The goal was to eliminate the so-called “Indian problem” long-term. This was also the era that spawned the American Indian Movement (AIM), a ‘radical’ political force that was causing havoc across the country in its efforts to assert ‘Red Power.’ This clearly made white men, along with the government that maintained the social order on their behalf, very uncomfortable. Thus many physicians felt they were doing their patriotic duty by limiting the ability of the ‘radical minorities’ to procreate. Others genuinely believed they were helping the country by reducing the cost of Medicaid, food assistance and social welfare programs.

There were financial incentives for physicians, too. The cost of federal assistance to the poor could eventually lead to increased taxes on higher-income people. There were shorter-term benefits, too, since doctors were often paid for specific procedures carried out. More sterilizations meant a bigger paycheck. Given how poorly paid most IHS personnel were, these were legitimate incentives. Then there was their punishing workload. At the time, there were approximately 1,700 residents for every physician in Indian communities. Fewer babies born meant fewer patients to tend to.

Image: PBS

A trail of destruction

Forced sterilization left a lengthy trail of devastation in Indian communities. The numbers of American Indian babies was already small. Now the birth rate was cut in half. Marriages dissolved because women could not have children. Physical violence against Indian women increased. Rates of mental health conditions, drug and alcohol abuse, and suicide among women of child-bearing age have risen exponentially over time.
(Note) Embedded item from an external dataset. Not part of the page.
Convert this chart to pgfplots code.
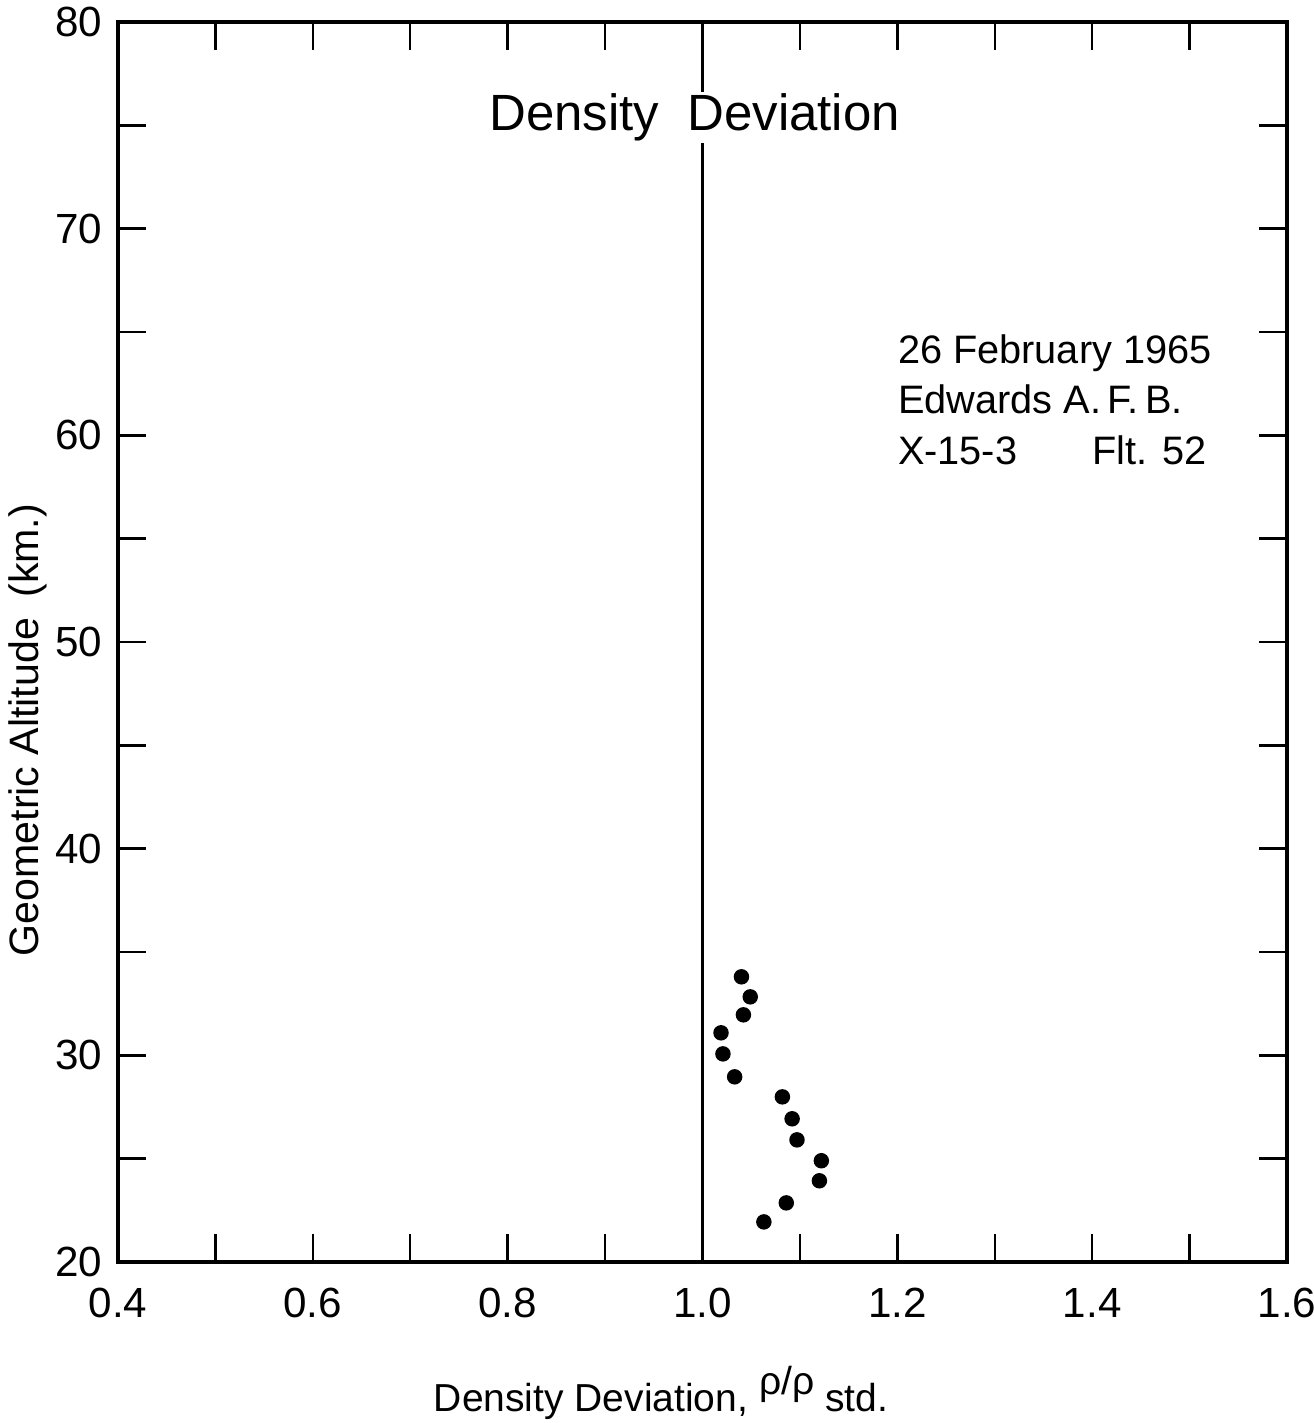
\documentclass[border=0pt]{standalone}
\usepackage{pgfplots}
\pgfplotsset{compat=1.18}
\usepackage{fontspec}
\setmainfont{Liberation Sans}
\begin{document}
\begin{tikzpicture}
\useasboundingbox (-1.18cm,-1.61cm) rectangle (11.96cm,12.62cm);
\begin{axis}[
  scale only axis,
  width=11.69cm, height=12.40cm,
  xmin=0.4, xmax=1.6, ymin=20, ymax=80,
  axis line style={line width=1.2pt},
  xtick={0.4,0.5,0.6,0.7,0.8,0.9,1.0,1.1,1.2,1.3,1.4,1.5,1.6},
  xticklabels={0.4,,0.6,,0.8,,1.0,,1.2,,1.4,,1.6},
  ytick={20,25,30,35,40,45,50,55,60,65,70,75,80},
  yticklabels={20,,30,,40,,50,,60,,70,,80},
  tick align=inside,
  major tick length=2.8mm,
  tick style={line width=0.7pt, black},
  ticklabel style={font=\fontsize{12}{14}\selectfont},
  xticklabel style={yshift=-4pt},
  yticklabel style={xshift=-1pt},
  /pgf/number format/assume math mode=true,
  xlabel={Density Deviation, \raisebox{0.8ex}{ρ/ρ} std.},
  xlabel style={at={(axis description cs:0.4645,-0.1205)}, anchor=base, font=\fontsize{11.1}{13}\selectfont},
  ylabel={Geometric Altitude\enspace(km.)},
  ylabel style={at={(axis description cs:-0.077,0.429)}, anchor=center, font=\fontsize{11.7}{14}\selectfont},
  clip=false,
]
\addplot[black, line width=0.8pt, forget plot] coordinates {(1.0,20) (1.0,80)};
\node[fill=white, inner sep=0.5pt, font=\fontsize{14.5}{17}\selectfont] at (axis cs:0.992,75.4) {Density\ \ Deviation};
\addplot[only marks, mark=*, mark size=2pt, black] coordinates {
(1.040,33.8) (1.049,32.83) (1.042,31.96) (1.019,31.09) (1.021,30.07)
(1.033,28.96) (1.082,27.99) (1.092,26.93) (1.097,25.91) (1.122,24.90)
(1.120,23.93) (1.086,22.86) (1.063,21.94)
};
\node[anchor=north west, align=left, inner sep=0pt, font=\fontsize{11.3}{14.3}\selectfont] at (axis cs:1.2,64.9) {26 February 1965\\Edwards A.\,F.\,B.\\X-15-3\hspace{0.75cm}Flt. 52};
\end{axis}
\end{tikzpicture}
\end{document}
The matter of missing and murdered Indigenous women is only now entering the consciousness of American people, 50 years after it became an epidemic, and Native women and girls are still being sex-trafficked at an alarming rate.

Today,  Indian women have less access to proper reproductive health services than any other women in the country. Since the 1970s, passage of the Hyde Amendment has prohibited federal funding for abortion services with very few exceptions. It is extremely hard for low-income women to get a pregnancy test or terminate a pregnancy, even more so if they live on a reservation and are reliant on a poorly run, vastly underfunded Indian healthcare system. Then, as now, Indian women were easy targets. Relatively small in numbers and largely invisible, it was not difficult for IHS to do the sterilizations without anyone really noticing. It took years of hearings, news reports, investigations, and interviews with victims and those around them to bring these harsh realities to light… for those who actually care to notice.